In its report, the EU’s Committee of the Regions (CoR) recommended that "market regulation tools be put in place beyond the Milk Package instruments, based on the American 2013-2017 Farm Bill project that proposes to make production limitation compulsory in case of a crisis."
The 2010 INRA report pointed that the termination of milk production quotas in the EU could have several negative impacts. First, it could result in wider fluctuation of European milk production, therefore contributing to increasing world price volatility. Second, it could result in stronger disparity and competition among European regions, as new regional policy measures tend to emerge and partially replace fading EU policy. The report recommended a system of co-responsibility to prevent some regions and member states from increasing their milk production beyond market consumption capacity.

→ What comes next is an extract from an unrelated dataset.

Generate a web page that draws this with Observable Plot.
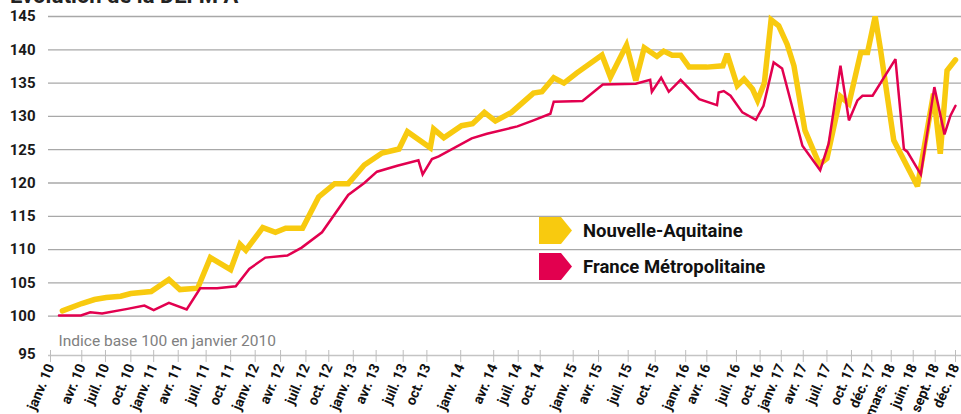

More generally, the report concluded that, in order to maintain political stability in Europe, social and territorial cohesion, and solidarity within the EU need to be taken in consideration, in addition to economic competitiveness, when terminating the dairy quota system.
EU Dairy Package:
EU Regulation 261/2012, known as the "Dairy Package" (1) enhanced contractual relations between milk producers and dairy processors, (2) increased producers’ collective bargaining power through the creation of Producer Organizations (POs) which have the right to engage in negotiations on milk delivery contracts with dairy processors on behalf of its member farmers; and (3) created role for inter-branch organizations that could improve collaborations across the dairy sector.
France had significant influence on framing the EU Dairy Package. In France, the inter-branch organization is the National Inter-Branch Center for the Dairy Economy (CNIEL). It has been central to the relationship between milk producers and dairy processors, providing recommendations on the calculation of milk prices. With the Dairy Package, CNIEL is now entitled to build milk prices indicators and provide them as a reference to farmers and the industry.